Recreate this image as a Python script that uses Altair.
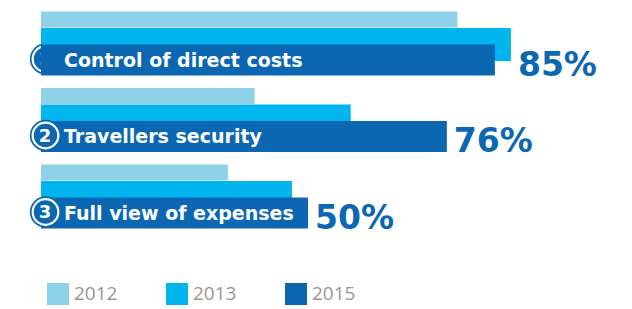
import altair as alt
import pandas as pd

categories = ["Control of direct costs", "Travellers security", "Full view of expenses"]
numbers = ["1", "2", "3"]
years = ["2012", "2013", "2015"]
values_2012 = [78, 40, 35]
values_2013 = [88, 58, 47]
values_2015 = [85, 76, 50]
colors = ["#8dd2e9", "#00b5ee", "#0b67b1"]
dark = "#0b67b1"

rows = []
for i, c in enumerate(categories):
    for yr, vals in zip(years, [values_2012, values_2013, values_2015]):
        rows.append({"cat": c, "year": yr, "value": vals[i]})
bars = pd.DataFrame(rows)

labels = pd.DataFrame({
    "cat": categories,
    "num": numbers,
    "base": [0, 0, 0],
    "pct": [f"{v}%" for v in values_2015],
    "pos": [max(a, b, c) for a, b, c in zip(values_2012, values_2013, values_2015)],
})

xscale = alt.Scale(domain=[0, 100], range=[33, 567])
yscale = alt.Scale(domain=categories, range=[-2.75, 226.75], paddingInner=0, paddingOuter=0)
Y = alt.Y("cat:N", scale=yscale, axis=None)
X0 = alt.X("value:Q", scale=xscale, axis=None)
XB = alt.X("base:Q", scale=xscale, axis=None)

color = alt.Color(
    "year:N",
    scale=alt.Scale(domain=years, range=colors),
    legend=alt.Legend(
        title=None, orient="none", legendX=39, legendY=275, direction="horizontal",
        symbolType="square", symbolSize=484, symbolStrokeWidth=0, symbolOpacity=1,
        labelFont="Open Sans", labelFontSize=19, labelColor="#9b9591",
        labelOffset=5, columnPadding=48, padding=0,
    ),
)


def bar_layer(year, h, off):
    return (
        alt.Chart(bars)
        .transform_filter(alt.datum.year == year)
        .mark_bar(height=h, yOffset=off, opacity=1)
        .encode(x=X0, y=Y, color=color)
    )


def circle_layers(df):
    base = alt.Chart(df).encode(x=XB, y=Y)
    outer = base.mark_point(shape="circle", filled=True, size=980, color=dark,
                            opacity=1, xOffset=4.5, yOffset=15.5)
    ring = base.mark_point(shape="circle", size=660, fill=dark, stroke="white",
                           strokeWidth=2.2, opacity=1, fillOpacity=1, xOffset=4.5, yOffset=15.5)
    num = base.mark_text(font="DejaVu Sans", fontWeight="bold", fontSize=18, color="white",
                         align="center", baseline="middle", dx=4, yOffset=16.5).encode(text="num:N")
    return [outer, ring, num]


first = labels[labels["num"] == "1"].reset_index(drop=True)
rest = labels[labels["num"] != "1"].reset_index(drop=True)

names = (
    alt.Chart(labels)
    .mark_text(font="DejaVu Sans", fontWeight="bold", fontSize=19, color="white",
               align="left", baseline="middle", dx=23, yOffset=17)
    .encode(x=XB, y=Y, text="cat:N")
)

pcts = (
    alt.Chart(labels)
    .mark_text(font="DejaVu Sans", fontWeight="bold", fontSize=33, color=dark,
               align="left", baseline="middle", dx=7, yOffset=22)
    .encode(x=alt.X("pos:Q", scale=xscale, axis=None), y=Y, text="pct:N")
)

layers = (
    circle_layers(first)
    + [bar_layer("2012", 16, -24), bar_layer("2013", 33, 1), bar_layer("2015", 31, 16.5)]
    + circle_layers(rest)
    + [names, pcts]
)

chart = (
    alt.layer(*layers)
    .properties(width=616, height=290, padding=0)
    .configure_view(stroke=None)
)

chart.save("out.html", embed_options={"renderer": "svg", "actions": False})
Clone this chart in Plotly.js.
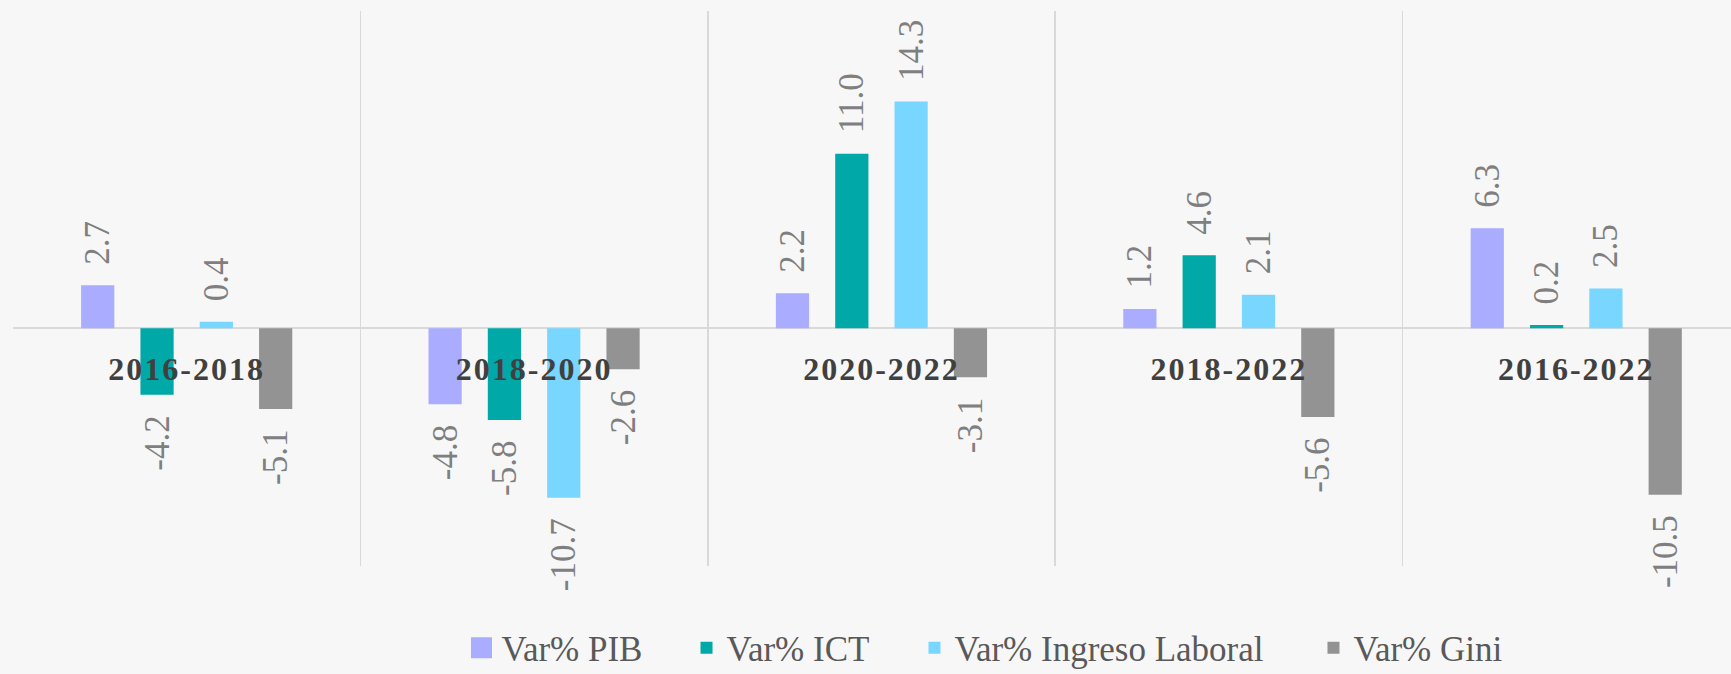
<!DOCTYPE html>
<html><head><meta charset="utf-8">
<script src="https://cdn.plot.ly/plotly-3.0.1.min.js"></script>
<style>
html,body{margin:0;padding:0;background:#f7f7f7;overflow:hidden}
#chart{width:1731px;height:674px}
.legend .legendpoints path{transform:translate(20px,0) scale(1.75)}
.xtick text{letter-spacing:2px}
</style></head><body><div id="chart"></div>
<script>
const periods = ['2016-2018','2018-2020','2020-2022','2018-2022','2016-2022'];
const seriesNames = ['Var% PIB','Var% ICT','Var% Ingreso Laboral','Var% Gini'];
const varPIB = [2.7,-4.8,2.2,1.2,6.3];
const varICT = [-4.2,-5.8,11.0,4.6,0.2];
const varIngreso = [0.4,-10.7,14.3,2.1,2.5];
const varGini = [-5.1,-2.6,-3.1,-5.6,-10.5];

const seriesValues = [varPIB, varICT, varIngreso, varGini];
const colors = ['#AAADFF','#00A8A8','#78D6FF','#939393'];
const legendIds = ['legend','legend2','legend3','legend4'];
const serif = "Liberation Serif, Times New Roman, serif";
const pad = '\u00a0\u00a0';
const labelOf = v => v >= 0 ? pad + v.toFixed(1) : v.toFixed(1) + pad;

const traces = seriesValues.map((vals, i) => ({
  type: 'bar',
  name: seriesNames[i],
  x: periods,
  y: vals,
  text: vals.map(labelOf),
  textposition: 'outside',
  textangle: -90,
  constraintext: 'none',
  cliponaxis: false,
  textfont: {family: serif, size: 35, color: '#7f7f7f'},
  outsidetextfont: {family: serif, size: 35, color: '#7f7f7f'},
  marker: {color: colors[i]},
  legend: legendIds[i],
  hoverinfo: 'skip'
}));

const legendBase = {
  xref: 'container', yref: 'container', xanchor: 'left', yanchor: 'middle',
  y: 0.0386, orientation: 'h', bgcolor: 'rgba(0,0,0,0)',
  font: {family: serif, size: 35, color: '#595959'}
};
const legendXs = [0.2666, 0.3966, 0.5283, 0.7588];

const layout = {
  width: 1731, height: 674,
  font: {family: serif, color: '#595959'},
  paper_bgcolor: '#f7f7f7', plot_bgcolor: '#f7f7f7',
  margin: {l: 13, r: 0, t: 11, b: 108, autoexpand: false},
  barmode: 'group', bargap: 0.317, bargroupgap: 0.44,
  showlegend: true,
  xaxis: {
    type: 'category', range: [-0.5, 4.4455], tickson: 'boundaries',
    showgrid: true, gridcolor: '#d9d9d9', gridwidth: 1.5,
    ticks: '', showline: false, anchor: 'free', position: 15/35,
    ticklabelstandoff: 19,
    tickfont: {family: serif, size: 32, color: '#404040', weight: 700}
  },
  yaxis: {
    range: [-15, 20], showgrid: false, zeroline: true,
    zerolinecolor: '#d9d9d9', zerolinewidth: 1.5,
    showticklabels: false, ticks: ''
  }
};
legendIds.forEach((id, i) => { layout[id] = Object.assign({}, legendBase, {x: legendXs[i]}); });

Plotly.newPlot('chart', traces, layout, {displayModeBar: false, staticPlot: true});
</script></body></html>
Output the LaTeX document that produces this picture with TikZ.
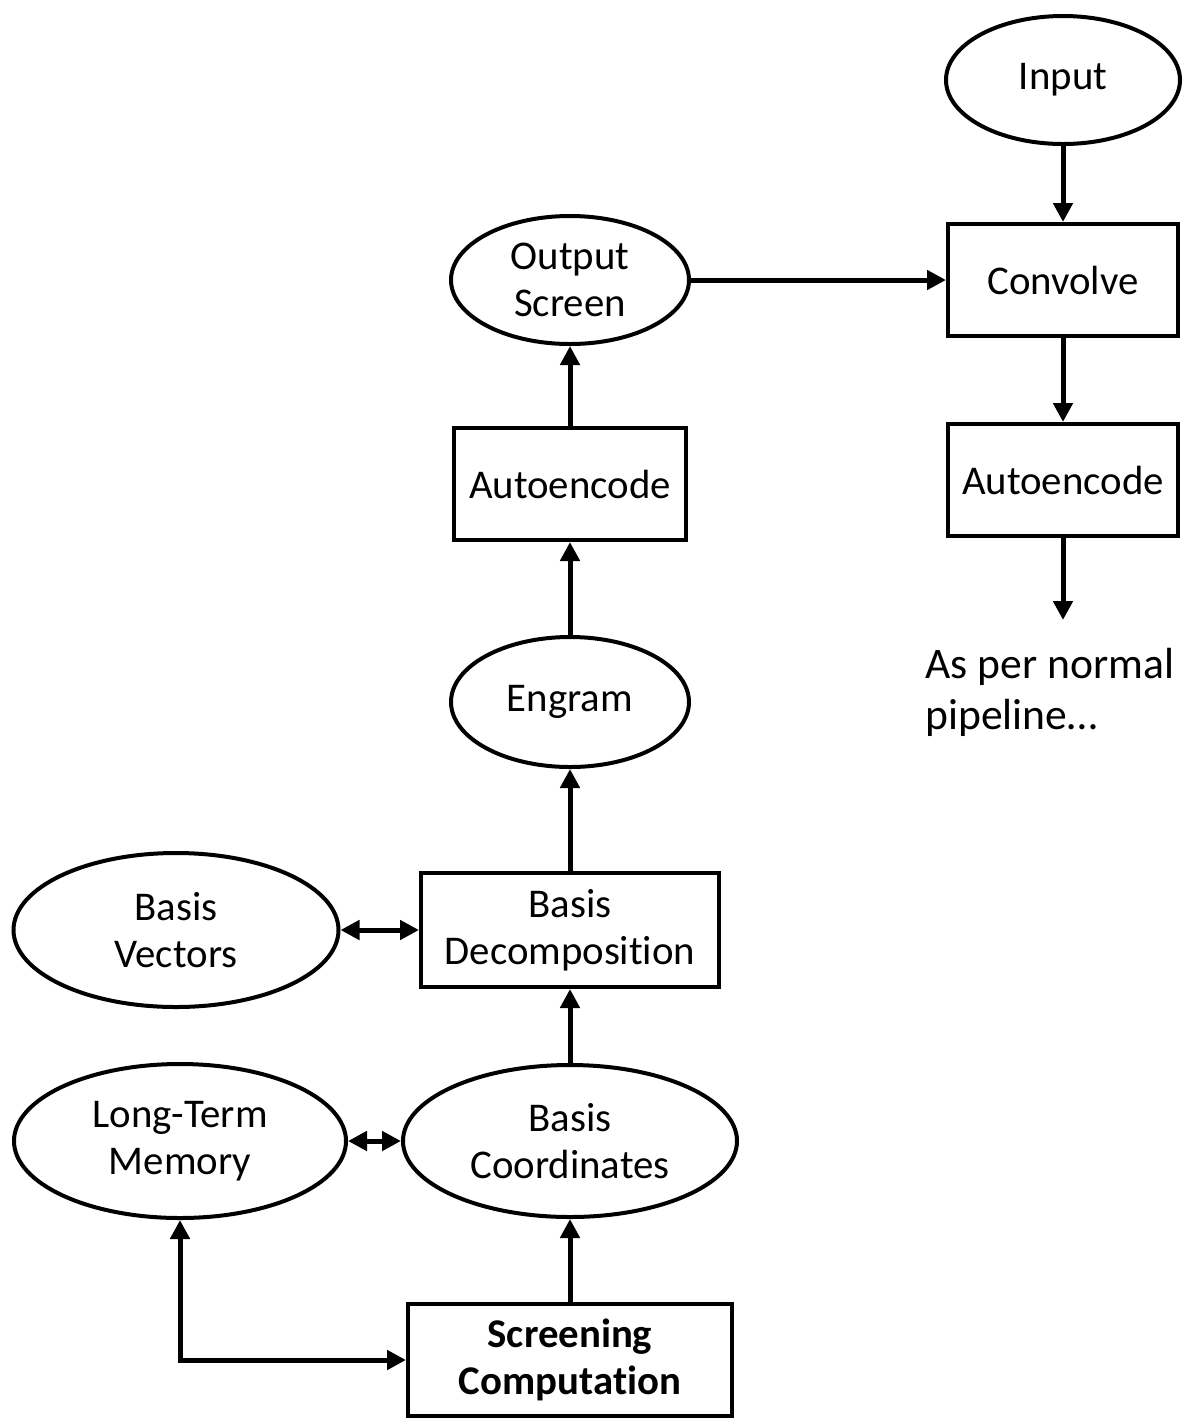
\documentclass[tikz,border=0pt]{standalone}
\usepackage{fontspec}
\setmainfont{Carlito}[Ligatures=NoCommon]
\usetikzlibrary{shapes.geometric, arrows.meta, positioning}
\tikzstyle{stage} = [rectangle, draw=black, line width=2pt, minimum width=116pt, minimum height=56pt, inner sep=0pt, align=center, font=\fontsize{20.4}{23.3}\selectfont]
\tikzstyle{store} = [ellipse, draw=black, line width=2pt, minimum width=119pt, minimum height=64pt, inner sep=0pt, align=center, font=\fontsize{20.4}{23.3}\selectfont]
\tikzstyle{arrow} = [line width=2.5pt, -{Triangle[length=9.5pt,width=9.5pt]}]
\tikzstyle{twoway} = [line width=2.5pt, {Triangle[length=9.5pt,width=9.5pt]}-{Triangle[length=9.5pt,width=9.5pt]}]

\begin{document}
\begin{tikzpicture}[node distance=100pt]
        \useasboundingbox (0,0) rectangle (593.5pt,-710pt);

        % Input pipeline
        \node (input) [store, minimum width=117pt] at (531.5pt,-40pt) {Input};
        \node (conv) [stage, minimum width=115pt, below of=input] {Convolve};
        \node (aer) [stage, minimum width=115pt, below of=conv] {Autoencode};
        \coordinate [below of=aer, yshift=30pt] (next);
        \node (pipe) [anchor=north west, align=left, inner sep=0pt, font=\fontsize{21.8}{25.5}\selectfont] at (462.5pt,-324pt) {As per normal\\pipeline…};

        % Main column
        \node (outscr) [store, left of=conv, xshift=-146.5pt] {Output\\Screen};
        \node (ael) [stage, below of=outscr, yshift=-2pt] {Autoencode};
        \node (engram) [store, minimum height=65pt, below of=ael, yshift=-9pt] {Engram};
        \node (bdec) [stage, minimum width=149pt, minimum height=57pt, below of=engram, yshift=-14pt] {Basis\\Decomposition};
        \node (bcoord) [store, minimum width=167pt, minimum height=76pt, below of=bdec, yshift=-5.5pt] {Basis\\Coordinates};
        \node (screen) [stage, minimum width=162pt, font=\fontsize{20.4}{23.3}\selectfont\bfseries, below of=bcoord, yshift=-9.5pt] {Screening\\Computation};

        % Side stores
        \node (bvec) [store, minimum width=162.5pt, minimum height=77pt, left of=bdec, xshift=-97pt] {Basis\\Vectors};
        \node (ltm) [store, minimum width=166pt, minimum height=77pt, left of=bcoord, xshift=-95pt] {Long-Term\\Memory};

        % Arrows
        \draw [arrow] (input) -- (conv);
        \draw [arrow] (conv) -- (aer);
        \draw [arrow] (aer) -- (next);
        \draw [arrow] (outscr) -- (conv);
        \draw [arrow] (ael) -- (outscr);
        \draw [arrow] (engram) -- (ael);
        \draw [arrow] (bdec) -- (engram);
        \draw [arrow] (bcoord) -- (bdec);
        \draw [arrow] (screen) -- (bcoord);

        \draw [twoway] (bvec) -- (bdec);
        \draw [twoway] (ltm) -- (bcoord);
        \draw [twoway] (ltm.south) |- (screen.west);
    \end{tikzpicture}
\end{document}
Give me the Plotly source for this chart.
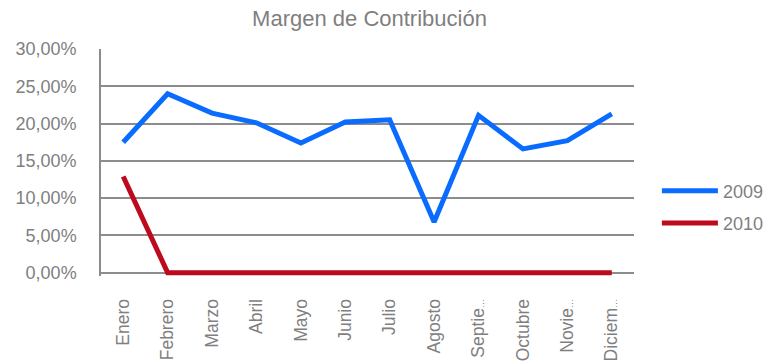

────────

Search the listing for the word "this". Copy every line in which it occurs.

Written reply:
Recreate this image as a Python script that uses Altair.
Clone this chart in Plotly.js.
Output the LaTeX document that produces this picture with TikZ.
Give me the Plotly source for this chart.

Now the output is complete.